Bob Dylan’s not here but his fractured ghost haunts this film…though his songs walk by themselves. Todd Haynes chooses to represent Dylan in six phases of his life using six different actors. The film begins with a young Dylan jumping a boxcar and the story’s train of thought decouples from the narrative locomotion, utilizing a Fellini-like dream structure that is both confusing and intellectually provoking. There is no controlling plot device to advance the tale, only time-warp vignettes of Dylan in varying aspects of his career and life.
But I believe this film is about more than Bob Dylan: it’s concerned with examining the Cult Of Personality and the creative experience itself. When do we separate the artist from the art? Once a song is written and shared it becomes a part of the listener, it changes. WILCO sings about this very concern:
“And if the whole world’s singing your songs, And all of your paintings have been hung, Just remember what was yours is everyone’s from now on, And that’s not wrong or right, But you can struggle with it all you like, You'll only get uptight.”

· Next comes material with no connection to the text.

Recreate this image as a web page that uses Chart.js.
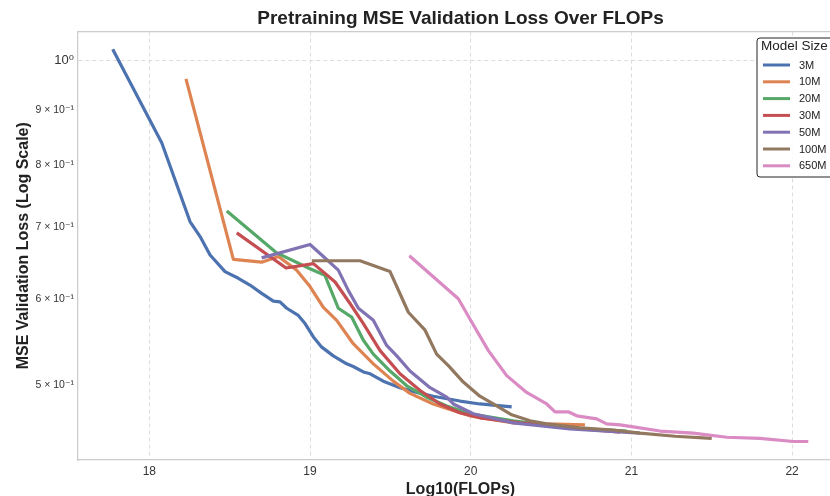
<!DOCTYPE html>
<html><head><meta charset="utf-8">
<script src="https://cdn.jsdelivr.net/npm/chart.js@4/dist/chart.umd.min.js"></script>
<style>
html,body{margin:0;padding:0;background:#fff;overflow:hidden;width:830px;height:496px}
#wrap{position:absolute;left:0;top:0;width:920px;height:510px}
</style>
</head><body><div id="wrap"><canvas id="c" width="920" height="510"></canvas></div>
<script>
const modelSizes = ['3M','10M','20M','30M','50M','100M','650M'];
const seriesColors = ['#4C72B0','#DD8452','#55A868','#C44E52','#8172B3','#937860','#DA8BC3'];

const flops3M = [17.772,18.077,18.253,18.315,18.378,18.471,18.554,18.626,18.699,18.772,18.813,18.855,18.927,18.969,19.021,19.073,19.145,19.228,19.269,19.332,19.374,19.456,19.560,19.664,19.767,19.933,20.057,20.255];
const loss3M  = [1.025,0.839,0.709,0.687,0.660,0.637,0.628,0.619,0.608,0.598,0.597,0.589,0.580,0.570,0.554,0.542,0.532,0.523,0.520,0.514,0.512,0.504,0.497,0.492,0.488,0.483,0.480,0.477];

const flops10M = [18.228,18.523,18.699,18.803,18.917,19.000,19.083,19.166,19.269,19.394,19.518,19.622,19.767,19.933,19.996,20.265,20.473,20.711];
const loss10M  = [0.962,0.654,0.650,0.658,0.639,0.617,0.590,0.574,0.546,0.523,0.504,0.491,0.480,0.471,0.468,0.461,0.460,0.459];

const flops20M = [18.482,18.793,19.000,19.093,19.176,19.259,19.332,19.394,19.498,19.602,19.726,19.851,19.996,20.265,20.597,20.971];
const loss20M  = [0.725,0.663,0.641,0.632,0.589,0.578,0.550,0.534,0.515,0.499,0.487,0.478,0.470,0.463,0.456,0.453];

const flops30M = [18.544,18.851,19.021,19.156,19.249,19.332,19.436,19.560,19.685,19.809,19.933,20.057,20.307,20.618,20.930];
const loss30M  = [0.692,0.642,0.648,0.623,0.595,0.570,0.538,0.512,0.494,0.480,0.471,0.466,0.461,0.456,0.452];

const flops50M = [18.699,19.000,19.083,19.176,19.238,19.301,19.394,19.477,19.540,19.622,19.747,19.851,19.892,20.016,20.265,20.618,21.054];
const loss50M  = [0.656,0.675,0.658,0.639,0.612,0.589,0.574,0.544,0.532,0.515,0.497,0.487,0.480,0.470,0.461,0.455,0.451];

const flops100M = [19.011,19.311,19.498,19.612,19.716,19.788,19.861,19.954,20.057,20.162,20.255,20.369,20.473,20.680,20.887,21.054,21.271,21.500];
const loss100M  = [0.652,0.652,0.637,0.584,0.562,0.534,0.521,0.503,0.488,0.478,0.469,0.463,0.460,0.456,0.454,0.451,0.448,0.446];

const flops650M = [19.618,19.923,20.006,20.110,20.224,20.348,20.473,20.525,20.607,20.660,20.784,20.846,20.929,21.012,21.178,21.385,21.593,21.800,22.007,22.101];
const loss650M  = [0.659,0.601,0.572,0.538,0.510,0.492,0.480,0.472,0.472,0.468,0.465,0.460,0.459,0.457,0.453,0.451,0.447,0.446,0.443,0.443];

const xTickValues = [18,19,20,21,22];
const yTickValues = [0.5,0.6,0.7,0.8,0.9,1.0];

const allFlops = [flops3M,flops10M,flops20M,flops30M,flops50M,flops100M,flops650M];
const allLoss  = [loss3M,loss10M,loss20M,loss30M,loss50M,loss100M,loss650M];

const FONT = '"Liberation Sans", Arial, "DejaVu Sans", sans-serif';
Chart.defaults.font.family = FONT;
Chart.defaults.color = '#333';

const datasets = modelSizes.map((name,i)=>({
  label: name,
  data: allFlops[i].map((x,j)=>({x:x, y:allLoss[i][j]})),
  borderColor: seriesColors[i],
  backgroundColor: seriesColors[i],
  borderWidth: 3.2,
  pointRadius: 0,
  tension: 0,
  fill: false,
  borderJoinStyle: 'round',
  order: modelSizes.length - 1 - i
}));

const frame = {
  id: 'frame',
  afterDraw(chart){
    const {ctx, chartArea:a} = chart;
    ctx.save();
    ctx.strokeStyle = '#cccccc';
    ctx.lineWidth = 1.25;
    ctx.beginPath();
    ctx.moveTo(a.left, a.top); ctx.lineTo(a.right, a.top); ctx.lineTo(a.right, a.bottom);
    ctx.stroke();
    // legend
    const x0 = 757, y0 = 38, w = 95, h = 139, r = 3;
    ctx.fillStyle = 'rgba(255,255,255,0.9)';
    ctx.strokeStyle = '#222';
    ctx.lineWidth = 1;
    ctx.beginPath();
    ctx.moveTo(x0+r, y0); ctx.lineTo(x0+w-r, y0); ctx.arcTo(x0+w, y0, x0+w, y0+r, r);
    ctx.lineTo(x0+w, y0+h-r); ctx.arcTo(x0+w, y0+h, x0+w-r, y0+h, r);
    ctx.lineTo(x0+r, y0+h); ctx.arcTo(x0, y0+h, x0, y0+h-r, r);
    ctx.lineTo(x0, y0+r); ctx.arcTo(x0, y0, x0+r, y0, r);
    ctx.closePath(); ctx.fill(); ctx.stroke();
    ctx.fillStyle = '#222';
    ctx.textBaseline = 'middle';
    ctx.textAlign = 'left';
    ctx.font = '13.5px ' + FONT;
    ctx.fillText('Model Size', 761, 46.5);
    ctx.font = '11px ' + FONT;
    chart.data.datasets.forEach((ds,i)=>{
      const y = 65 + i*16.8;
      ctx.strokeStyle = ds.borderColor;
      ctx.lineWidth = 3;
      ctx.beginPath(); ctx.moveTo(763, y); ctx.lineTo(790, y); ctx.stroke();
      ctx.fillStyle = '#222';
      ctx.fillText(ds.label, 799, y + 0.5);
    });
    ctx.restore();
  }
};

new Chart(document.getElementById('c'), {
  type: 'line',
  data: { datasets },
  options: {
    responsive: false,
    animation: false,
    layout: { padding: { left: 0, right: 77, top: 0, bottom: 0 } },
    plugins: {
      legend: { display: false },
      tooltip: { enabled: false },
      title: {
        display: true,
        fullSize: false,
        text: 'Pretraining MSE Validation Loss Over FLOPs',
        color: '#222',
        font: { size: 19, weight: 'bold', family: FONT },
        padding: { top: 7, bottom: 1.7 }
      }
    },
    scales: {
      x: {
        type: 'linear',
        min: 17.556, max: 22.317,
        afterBuildTicks(scale){ scale.ticks = xTickValues.map(v=>({value:v})); },
        afterFit(scale){ scale.height = 50; },
        ticks: { autoSkip: false, maxRotation: 0, padding: 4, color: '#333', font: { size: 12 },
                 callback: v => String(v) },
        grid: { display: true, color: '#dddddd', lineWidth: 1, drawTicks: false },
        border: { display: true, color: '#cccccc', width: 1.25, dash: [4,3] },
        title: { display: true, text: 'Log10(FLOPs)', color: '#222',
                 font: { size: 16, weight: 'bold', family: FONT }, padding: { top: 0, bottom: 10.5 } }
      },
      y: {
        type: 'logarithmic',
        min: 0.4258, max: 1.0644,
        afterBuildTicks(scale){ scale.ticks = yTickValues.map(v=>({value:v})); },
        afterFit(scale){ scale.width = 78; },
        ticks: {
          autoSkip: false, padding: 4, color: '#333',
          font: ctx => (ctx.tick && ctx.tick.value === 1) ? { size: 13 } : { size: 10.5 },
          callback: v => (v === 1) ? '10\u2070' : (Math.round(v*10) + ' \u00d7 10\u207b\u00b9')
        },
        grid: { display: true, drawTicks: false, lineWidth: 1,
                color: ctx => (ctx.tick && ctx.tick.value === 1) ? '#dddddd' : 'rgba(0,0,0,0)' },
        border: { display: true, color: '#cccccc', width: 1.25, dash: [4,3] },
        title: { display: true, text: 'MSE Validation Loss (Log Scale)', color: '#222',
                 font: { size: 16, weight: 'bold', family: FONT }, padding: { top: 13.5, bottom: 0 } }
      }
    }
  },
  plugins: [frame]
});
</script>
</body></html>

Dylan gets uptight, pretentious, self-destructive, and begins to despise the people who once worshiped his songs, who looked to this dirty prophet for guidance but now find only idiot wind. He begins to lose his freedom and fears becoming bound to the listener…the very antithesis of the creative process!

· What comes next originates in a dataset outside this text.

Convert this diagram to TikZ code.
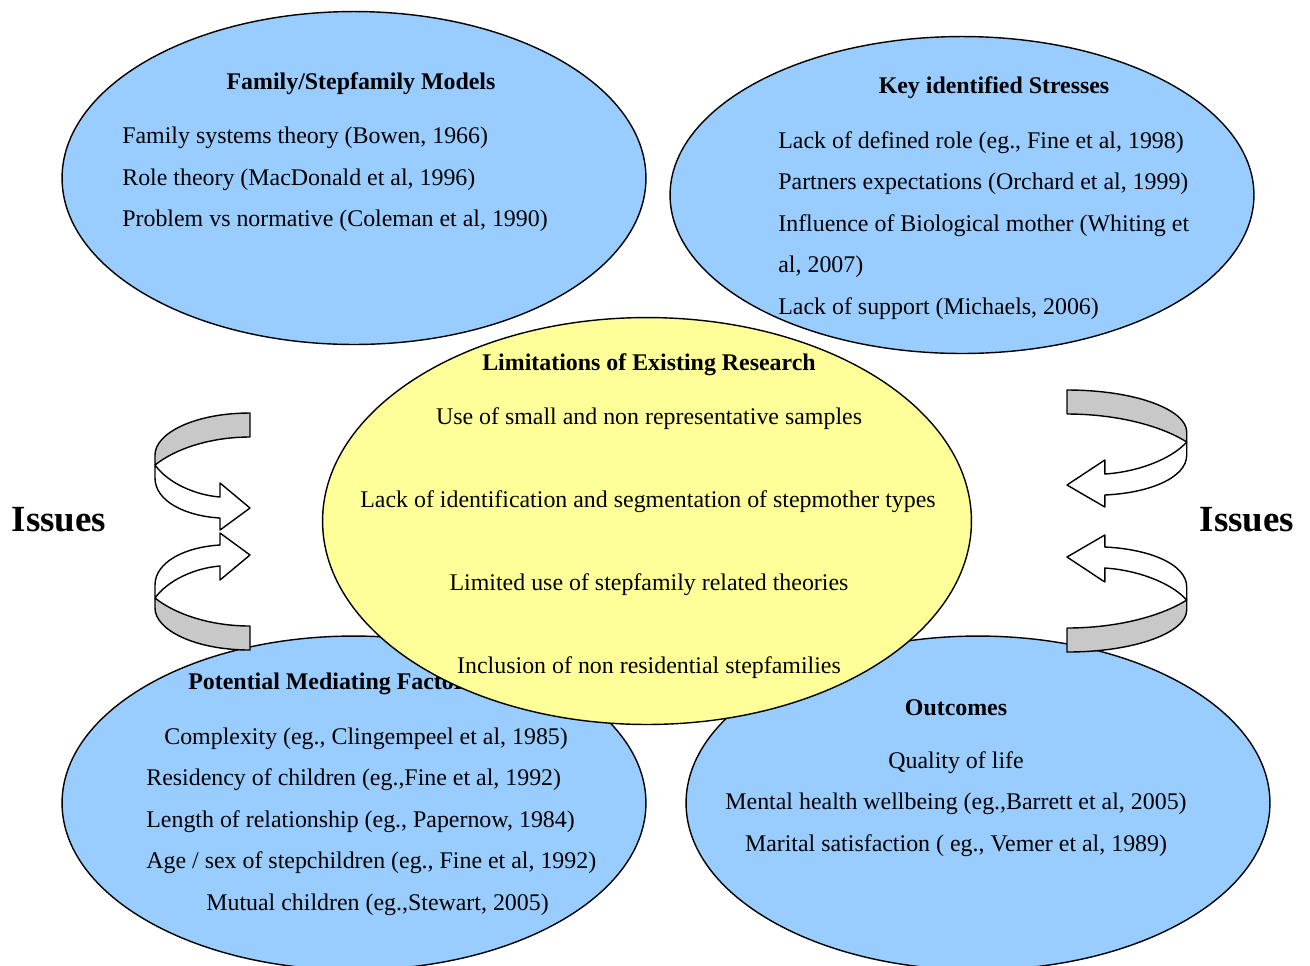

Haynes uses different film stock and color schemes to reflect Dylan’s emotional metamorphosis. He also employs sudden jump cuts to keep the viewer vertiginous, conflicted, and confounded in order to empathize with the character(s); we begin to feel what he’s feeling. If you want a documentary on Bob Dylan…rent another film. This is an intellectual vivisection of an icon and the very audience that adores him. Does it matter what we think of the living breathing person Bob Dylan? His songs now belong to us.